#### [Problem statement]
Output only the lines running from the line bearing "Generate a Python" through the line bearing "PW, PH = W - ML - MR, H - MT - MB", character for character.

#### [Extracted information]
+---+

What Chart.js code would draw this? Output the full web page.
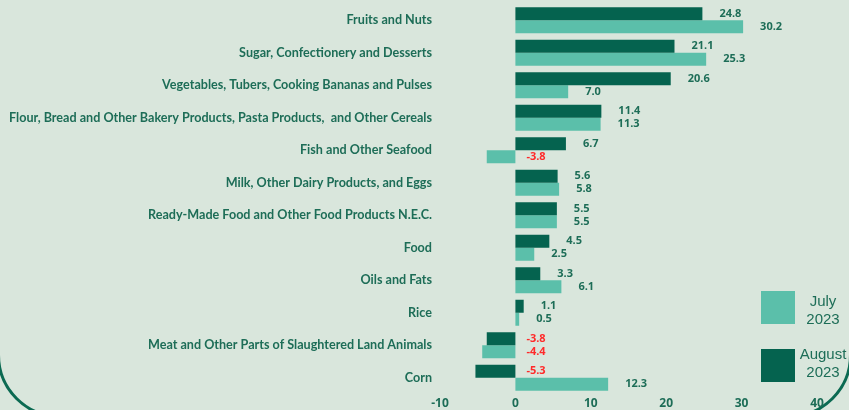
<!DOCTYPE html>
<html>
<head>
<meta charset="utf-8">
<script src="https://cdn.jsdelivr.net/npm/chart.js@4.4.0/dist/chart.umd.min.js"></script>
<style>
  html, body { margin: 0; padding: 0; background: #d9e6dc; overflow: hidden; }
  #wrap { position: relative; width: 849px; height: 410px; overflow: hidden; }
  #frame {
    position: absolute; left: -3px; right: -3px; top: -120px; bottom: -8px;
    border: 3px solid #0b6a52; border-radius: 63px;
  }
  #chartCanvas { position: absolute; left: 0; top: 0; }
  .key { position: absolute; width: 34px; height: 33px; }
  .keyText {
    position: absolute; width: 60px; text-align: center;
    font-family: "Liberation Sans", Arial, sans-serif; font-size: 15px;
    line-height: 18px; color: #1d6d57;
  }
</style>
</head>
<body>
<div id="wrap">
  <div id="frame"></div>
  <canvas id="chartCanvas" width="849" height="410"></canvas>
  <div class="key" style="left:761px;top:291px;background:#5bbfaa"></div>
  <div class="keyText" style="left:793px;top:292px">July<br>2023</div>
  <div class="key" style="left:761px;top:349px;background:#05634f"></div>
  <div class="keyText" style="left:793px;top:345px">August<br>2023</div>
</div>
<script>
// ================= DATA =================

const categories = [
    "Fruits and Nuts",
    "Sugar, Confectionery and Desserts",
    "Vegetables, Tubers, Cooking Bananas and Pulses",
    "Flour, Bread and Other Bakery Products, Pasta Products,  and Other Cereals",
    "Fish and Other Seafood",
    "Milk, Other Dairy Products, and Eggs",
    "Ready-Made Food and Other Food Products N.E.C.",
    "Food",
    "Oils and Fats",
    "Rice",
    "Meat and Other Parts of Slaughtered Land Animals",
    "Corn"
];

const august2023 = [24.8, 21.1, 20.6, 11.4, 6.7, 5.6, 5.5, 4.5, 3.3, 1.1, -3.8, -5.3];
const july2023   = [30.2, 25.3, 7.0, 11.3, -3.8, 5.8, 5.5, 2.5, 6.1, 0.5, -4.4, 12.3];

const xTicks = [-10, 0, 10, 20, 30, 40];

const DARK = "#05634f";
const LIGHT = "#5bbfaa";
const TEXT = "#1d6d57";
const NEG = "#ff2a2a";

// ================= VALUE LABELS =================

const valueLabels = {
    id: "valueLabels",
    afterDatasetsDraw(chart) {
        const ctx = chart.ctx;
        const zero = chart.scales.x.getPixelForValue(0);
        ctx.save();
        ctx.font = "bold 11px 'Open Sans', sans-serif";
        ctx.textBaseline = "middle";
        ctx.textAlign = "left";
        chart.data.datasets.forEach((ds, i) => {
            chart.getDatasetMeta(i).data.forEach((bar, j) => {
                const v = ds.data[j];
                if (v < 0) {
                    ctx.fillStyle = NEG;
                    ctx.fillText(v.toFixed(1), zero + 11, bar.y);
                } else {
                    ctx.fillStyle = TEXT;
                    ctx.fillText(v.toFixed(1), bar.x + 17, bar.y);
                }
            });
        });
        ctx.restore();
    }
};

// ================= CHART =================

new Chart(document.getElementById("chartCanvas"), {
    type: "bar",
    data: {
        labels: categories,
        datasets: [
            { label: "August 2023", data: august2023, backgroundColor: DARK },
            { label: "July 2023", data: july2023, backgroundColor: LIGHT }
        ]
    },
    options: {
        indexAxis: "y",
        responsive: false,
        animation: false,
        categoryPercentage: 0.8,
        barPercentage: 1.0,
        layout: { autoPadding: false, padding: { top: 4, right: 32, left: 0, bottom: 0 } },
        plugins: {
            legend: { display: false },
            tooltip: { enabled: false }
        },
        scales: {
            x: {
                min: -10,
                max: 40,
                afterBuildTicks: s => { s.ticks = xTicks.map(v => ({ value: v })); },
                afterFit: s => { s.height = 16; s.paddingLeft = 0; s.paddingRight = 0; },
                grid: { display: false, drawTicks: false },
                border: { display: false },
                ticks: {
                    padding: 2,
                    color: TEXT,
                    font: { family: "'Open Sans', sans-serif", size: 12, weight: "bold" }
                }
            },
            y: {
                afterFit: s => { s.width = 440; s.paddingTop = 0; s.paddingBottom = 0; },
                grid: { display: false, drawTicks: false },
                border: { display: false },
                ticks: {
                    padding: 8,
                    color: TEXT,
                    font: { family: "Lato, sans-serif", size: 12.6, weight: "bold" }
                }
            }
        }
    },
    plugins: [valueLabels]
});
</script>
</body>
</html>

+---+

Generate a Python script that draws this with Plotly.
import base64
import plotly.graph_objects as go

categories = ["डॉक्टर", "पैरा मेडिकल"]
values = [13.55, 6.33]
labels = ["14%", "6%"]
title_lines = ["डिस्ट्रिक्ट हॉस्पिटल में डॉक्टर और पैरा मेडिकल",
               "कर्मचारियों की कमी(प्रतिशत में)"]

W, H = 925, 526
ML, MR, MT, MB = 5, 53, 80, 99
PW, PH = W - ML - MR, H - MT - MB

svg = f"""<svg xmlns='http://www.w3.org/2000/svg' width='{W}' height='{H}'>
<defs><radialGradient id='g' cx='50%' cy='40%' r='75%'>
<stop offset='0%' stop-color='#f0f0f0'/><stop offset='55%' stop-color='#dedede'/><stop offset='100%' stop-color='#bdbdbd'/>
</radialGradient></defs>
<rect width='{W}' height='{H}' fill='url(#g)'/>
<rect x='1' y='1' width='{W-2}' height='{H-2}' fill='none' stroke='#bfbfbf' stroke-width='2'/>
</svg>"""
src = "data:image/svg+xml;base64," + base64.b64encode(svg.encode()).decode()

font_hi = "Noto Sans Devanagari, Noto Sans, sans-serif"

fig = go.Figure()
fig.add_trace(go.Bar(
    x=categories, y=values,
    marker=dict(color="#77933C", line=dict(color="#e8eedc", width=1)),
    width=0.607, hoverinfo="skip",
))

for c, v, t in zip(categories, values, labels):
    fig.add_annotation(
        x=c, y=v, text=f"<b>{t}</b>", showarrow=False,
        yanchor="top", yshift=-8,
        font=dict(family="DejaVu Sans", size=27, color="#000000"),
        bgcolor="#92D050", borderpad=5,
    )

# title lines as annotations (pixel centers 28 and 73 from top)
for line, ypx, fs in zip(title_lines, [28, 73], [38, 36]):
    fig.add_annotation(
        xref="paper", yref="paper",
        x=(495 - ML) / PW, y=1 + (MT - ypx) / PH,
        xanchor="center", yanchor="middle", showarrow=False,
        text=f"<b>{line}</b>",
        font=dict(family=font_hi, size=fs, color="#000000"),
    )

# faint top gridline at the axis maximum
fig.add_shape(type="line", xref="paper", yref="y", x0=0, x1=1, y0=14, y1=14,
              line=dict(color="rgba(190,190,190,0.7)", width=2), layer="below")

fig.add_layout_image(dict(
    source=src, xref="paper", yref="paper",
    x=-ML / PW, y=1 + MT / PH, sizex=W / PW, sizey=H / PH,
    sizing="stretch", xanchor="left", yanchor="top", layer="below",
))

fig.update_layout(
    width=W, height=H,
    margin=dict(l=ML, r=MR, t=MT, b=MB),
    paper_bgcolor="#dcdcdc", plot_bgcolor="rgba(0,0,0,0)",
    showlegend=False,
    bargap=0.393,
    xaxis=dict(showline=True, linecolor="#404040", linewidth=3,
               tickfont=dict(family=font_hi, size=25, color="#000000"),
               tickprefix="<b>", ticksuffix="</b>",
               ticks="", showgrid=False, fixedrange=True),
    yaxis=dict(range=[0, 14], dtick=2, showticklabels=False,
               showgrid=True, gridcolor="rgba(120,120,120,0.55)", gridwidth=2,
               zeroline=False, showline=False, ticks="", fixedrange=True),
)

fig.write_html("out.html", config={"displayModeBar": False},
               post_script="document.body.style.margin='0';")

+---+

#### [Solution for this exercise]
Generate a Python script that draws this with Plotly.
import base64
import plotly.graph_objects as go

categories = ["डॉक्टर", "पैरा मेडिकल"]
values = [13.55, 6.33]
labels = ["14%", "6%"]
title_lines = ["डिस्ट्रिक्ट हॉस्पिटल में डॉक्टर और पैरा मेडिकल",
               "कर्मचारियों की कमी(प्रतिशत में)"]

W, H = 925, 526
ML, MR, MT, MB = 5, 53, 80, 99
PW, PH = W - ML - MR, H - MT - MB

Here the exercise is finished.